As you can see, like any other distributed applications and frameworks - debug-ability is still not as we'd wish for.
Filters/plugins
This is basically Python development, debug as any Python app
Modules
Depending on technology, and complicated by the fact you need to see both what happens locally and remotely, you better choose language easy enough to debug remotely.
You could use register module, and debug module to print the return values. For example, I want to know what is the return code of my script execution called "somescript.sh", so I will have my tasks inside the play such as:
- name: my task
shell: "bash somescript.sh"
register: output
- debug:
msg: "{{ output.rc }}"
For full return values you can access in Ansible, you can check this page: http://docs.ansible.com/ansible/latest/common_return_values.html
There are multiple levels of debugging that you might need but the easiest one is to add ANSIBLE_STRATEGY=debug environment variable, which will enable the debugger on the first error.

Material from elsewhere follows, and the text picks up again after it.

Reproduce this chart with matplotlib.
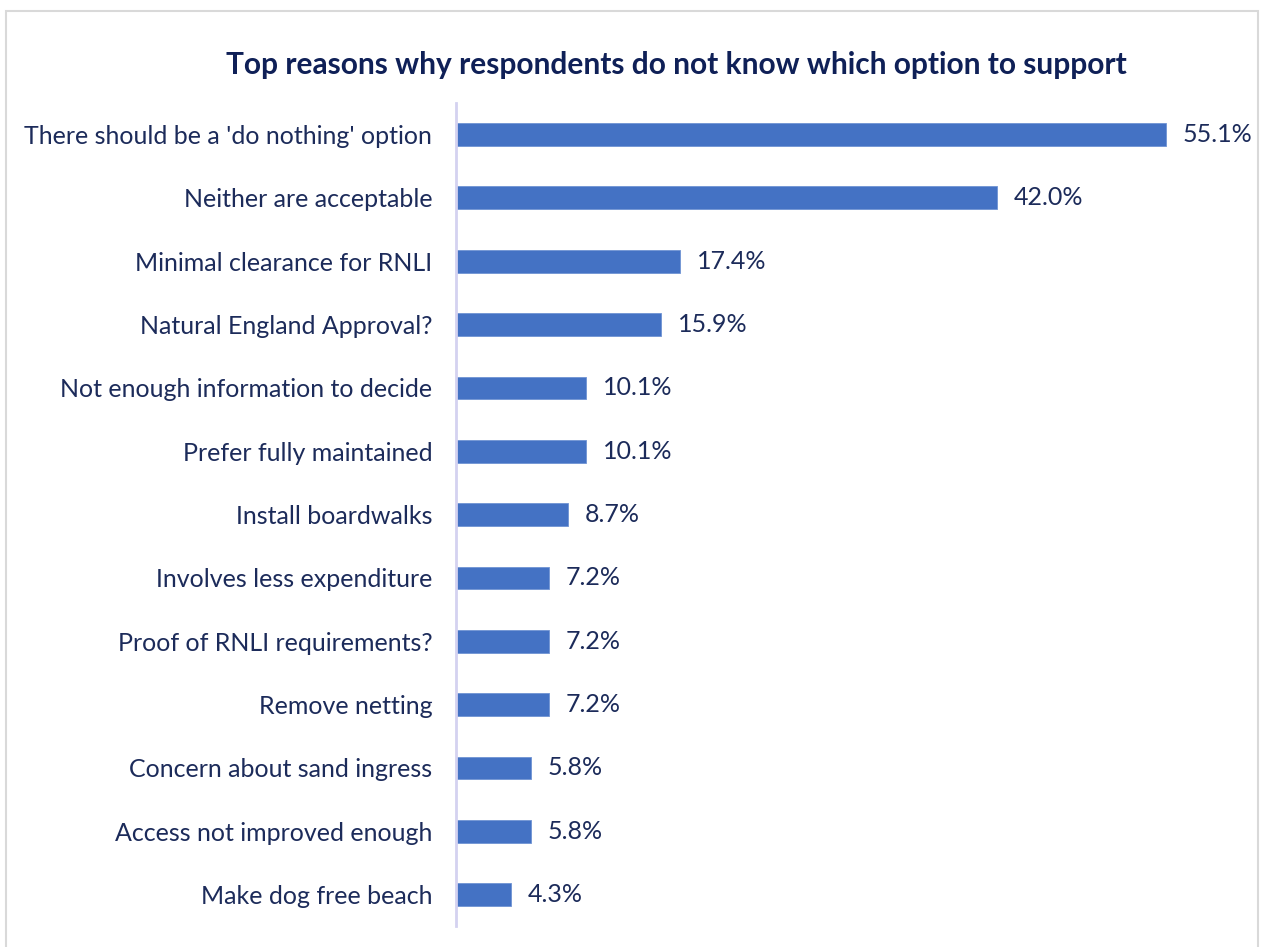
import numpy as np
import matplotlib.pyplot as plt
from matplotlib.patches import Rectangle

plt.rcParams['font.family'] = ['Lato', 'DejaVu Sans']

# reasons, top to bottom
reasons = ["There should be a 'do nothing' option", 'Neither are acceptable',
           'Minimal clearance for RNLI', 'Natural England Approval?',
           'Not enough information to decide', 'Prefer fully maintained',
           'Install boardwalks', 'Involves less expenditure',
           'Proof of RNLI requirements?', 'Remove netting',
           'Concern about sand ingress', 'Access not improved enough',
           'Make dog free beach']
pct = [55.1, 42.0, 17.4, 15.9, 10.1, 10.1, 8.7, 7.2, 7.2, 7.2, 5.8, 5.8, 4.3]

bar_col = '#4472C4'
txt_col = '#1c2b5a'

fig = plt.figure(figsize=(12.61, 9.47), dpi=100)
ax = fig.add_axes([0.3616, 0.0218, 0.6336, 0.8696])

y = np.arange(len(reasons))
ax.barh(y, pct, height=0.36, color=bar_col, edgecolor='#6f93d3', linewidth=0.6)
ax.set_ylim(len(reasons) - 0.5, -0.5)
ax.set_xlim(0, 62)

ax.set_yticks(y)
ax.set_yticklabels(reasons, fontsize=18, color=txt_col)
ax.tick_params(axis='y', length=0, pad=17)
ax.set_xticks([])

for s in ['top', 'right', 'bottom']:
    ax.spines[s].set_visible(False)
ax.spines['left'].set_color('#d4d2f0')
ax.spines['left'].set_linewidth(2)

for yi, v in zip(y, pct):
    ax.text(v + 1.3, yi, f'{v:.1f}%', va='center', ha='left',
            fontsize=18, color=txt_col)

fig.text(0.536, 0.931, 'Top reasons why respondents do not know which option to support',
         ha='center', va='center', fontsize=21.5, fontweight='bold', color='#0f2057')

# chart frame
fig.patches.append(Rectangle((6 / 1261, -0.05), 1252 / 1261, 1.05 - 11 / 947,
                             transform=fig.transFigure, fill=False,
                             edgecolor='#d9d9d9', linewidth=1.5))

fig.savefig('out.png', dpi=100)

1st approach: Debugging Ansible module via q module and print the debug logs via the q module as q('Debug statement'). Please check q module page to check where in tmp directory the logs would get generated in the majority of the case either it'll be generated either at: $TMPDIR\q or \tmp\q, so one can do tail -f $TMPDIR\q to check the logs generated once the Ansible module play runs (ref: q module).
2nd Approach: If the play is running on localhost one can use pdb module to debug the play following respective doc: https://docs.ansible.com/ansible/latest/dev_guide/debugging.html
3rd Approach: Using Ansible debug module to print the play result and debug the module(ref: Debug module).

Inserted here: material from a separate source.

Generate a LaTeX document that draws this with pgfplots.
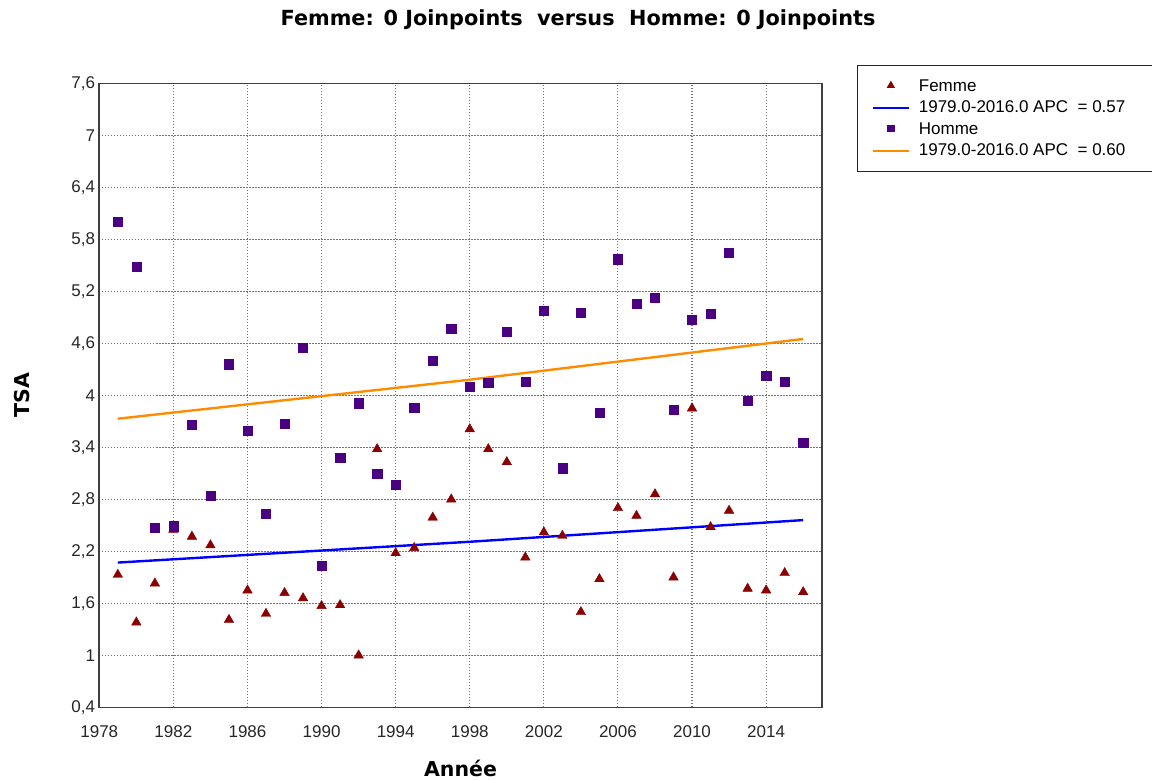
\documentclass[border=0pt]{standalone}
\usepackage{pgfplots}
\pgfplotsset{compat=1.18}
\usepackage{pgfplotstable}
\usepackage{fontspec}
\setmainfont{Liberation Sans}
\newfontfamily\titlefont{DejaVu Sans}
\definecolor{femmec}{RGB}{139,0,0}
\definecolor{hommec}{RGB}{75,0,130}
\definecolor{trendf}{RGB}{0,0,255}
\definecolor{trendh}{RGB}{255,140,0}
\newcommand\lent[1]{\makebox[270pt][l]{#1}}

\pgfplotstableread{
year tsa
1979 1.93
1980 1.38
1981 1.83
1982 2.45
1983 2.37
1984 2.27
1985 1.41
1986 1.75
1987 1.48
1988 1.72
1989 1.66
1990 1.57
1991 1.58
1992 1.00
1993 3.38
1994 2.18
1995 2.24
1996 2.59
1997 2.80
1998 3.61
1999 3.38
2000 3.23
2001 2.13
2002 2.42
2003 2.38
2004 1.50
2005 1.88
2006 2.70
2007 2.61
2008 2.86
2009 1.90
2010 3.85
2011 2.48
2012 2.67
2013 1.77
2014 1.75
2015 1.95
2016 1.73
}\femme

\pgfplotstableread{
year tsa
1979 6.00
1980 5.48
1981 2.47
1982 2.49
1983 3.66
1984 2.84
1985 4.36
1986 3.59
1987 2.63
1988 3.67
1989 4.55
1990 2.03
1991 3.28
1992 3.91
1993 3.10
1994 2.97
1995 3.86
1996 4.40
1997 4.77
1998 4.10
1999 4.15
2000 4.73
2001 4.16
2002 4.98
2003 3.16
2004 4.95
2005 3.80
2006 5.57
2007 5.06
2008 5.13
2009 3.83
2010 4.87
2011 4.94
2012 5.65
2013 3.94
2014 4.23
2015 4.16
2016 3.45
}\homme

\begin{document}
\begin{tikzpicture}
\path[use as bounding box] (0,0) rectangle (1152pt,780pt);
\begin{axis}[
  at={(99.3pt,72.7pt)}, anchor=south west,
  scale only axis, width=722.4pt, height=624pt,
  xmin=1978, xmax=2017, ymin=0.4, ymax=7.6,
  xtick={1978,1982,...,2014},
  ytick={0.4,1,1.6,2.2,2.8,3.4,4,4.6,5.2,5.8,6.4,7,7.6},
  grid=major,
  major grid style={draw=black!55, dash pattern=on 1.2pt off 1.8pt, line width=1.1pt},
  major tick length=0pt,
  axis line style={draw=black!75, line width=1.6pt},
  /pgf/number format/.cd, use comma, 1000 sep={}, assume math mode=true,
  /pgfplots/.cd,
  tick label style={font=\fontsize{17}{20}\selectfont, text=black!85},
  x tick label style={anchor=north, inner sep=0pt, yshift=-18pt},
  y tick label style={anchor=east, inner sep=0pt, xshift=-4pt},
  title={Femme: 0 Joinpoints\ \ versus\ \ Homme: 0 Joinpoints},
  title style={at={(0.6627,1.0838)}, anchor=base, font=\titlefont\bfseries\fontsize{20.8}{24}\selectfont},
  xlabel={Année},
  xlabel style={at={(0.5,-0.1101)}, anchor=base, font=\titlefont\bfseries\fontsize{20.5}{24}\selectfont},
  ylabel={TSA},
  ylabel style={at={(-0.1063,0.5)}, anchor=center, font=\titlefont\bfseries\fontsize{20.5}{24}\selectfont},
  legend style={at={(1.0489,1.0293)}, anchor=north west, draw=black!85, line width=1.3pt,
    font=\fontsize{17}{20}\selectfont, inner xsep=14pt, inner ysep=10pt,
    nodes={text height=12.5pt, text depth=3pt, inner sep=3pt}},
  legend cell align=left,
]
\addplot[only marks, mark=triangle*, mark size=5.5pt, color=femmec,
  legend image code/.code={\path[draw=none,fill=none] (0pt,0pt) rectangle (43pt,0.1pt); \path[draw=femmec,fill=femmec] plot[mark=triangle*, mark size=3.5pt] coordinates {(18pt,1pt)};}]
  table[x=year, y=tsa] {\femme};
\addlegendentry{\lent{Femme}}
\addplot[trendf, line width=2.4pt,
  legend image code/.code={\path[draw=none,fill=none] (0pt,0pt) rectangle (43pt,0.1pt); \draw[trendf, line width=2.4pt] (0pt,0pt) -- (36pt,0pt);}]
  coordinates {(1979,2.07) (1998,2.31) (2016,2.56)};
\addlegendentry{\lent{1979.0-2016.0 APC \ = 0.57}}
\addplot[only marks, mark=square*, mark size=4.6pt, color=hommec,
  legend image code/.code={\path[draw=none,fill=none] (0pt,0pt) rectangle (43pt,0.1pt); \path[draw=hommec,fill=hommec] plot[mark=square*, mark size=3pt] coordinates {(18pt,1pt)};}]
  table[x=year, y=tsa] {\homme};
\addlegendentry{\lent{Homme}}
\addplot[trendh, line width=2.4pt,
  legend image code/.code={\path[draw=none,fill=none] (0pt,0pt) rectangle (43pt,0.1pt); \draw[trendh, line width=2.4pt] (0pt,0pt) -- (36pt,0pt);}]
  coordinates {(1979,3.73) (1998,4.18) (2016,4.65)};
\addlegendentry{\lent{1979.0-2016.0 APC \ = 0.60}}
\end{axis}
\end{tikzpicture}
\end{document}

I would like to add debug logging to my custom Ansible module such that when the -vvv option is supplied to the ansible-playbook command I see the log messages but otherwise do not. I don't want the results of the module to be affected by this logging. In other words, I don't want to write the log messages to stdout or stderr directly.
Modules normally are executed remotely, so there actually is no way to directly output anything.
You can return additional data in your module in the exit_json call.
if module._verbosity >= 3:
module.exit_json(changed=True, debug="wooha!")
else:
module.exit_json(changed=True)
module._verbosity corresponds to the verbosity level (-v = 1, -vvv = 3) and is available since Ansible 2.1.
Source: Ansible Devel-list and github
Ansible module are hard to debug because:
modules are normally executed remotely
modules are executed by python subprocess (so we can not use pdb to debug)
So, you can debug the Ansible module in this way:
Make the module execute locally. This can be implemented either by setting the hosts to localhost or by using Ansible local_action module.
Write/Logging the variables you want to debug into a specific file. You can do this by using Python q library.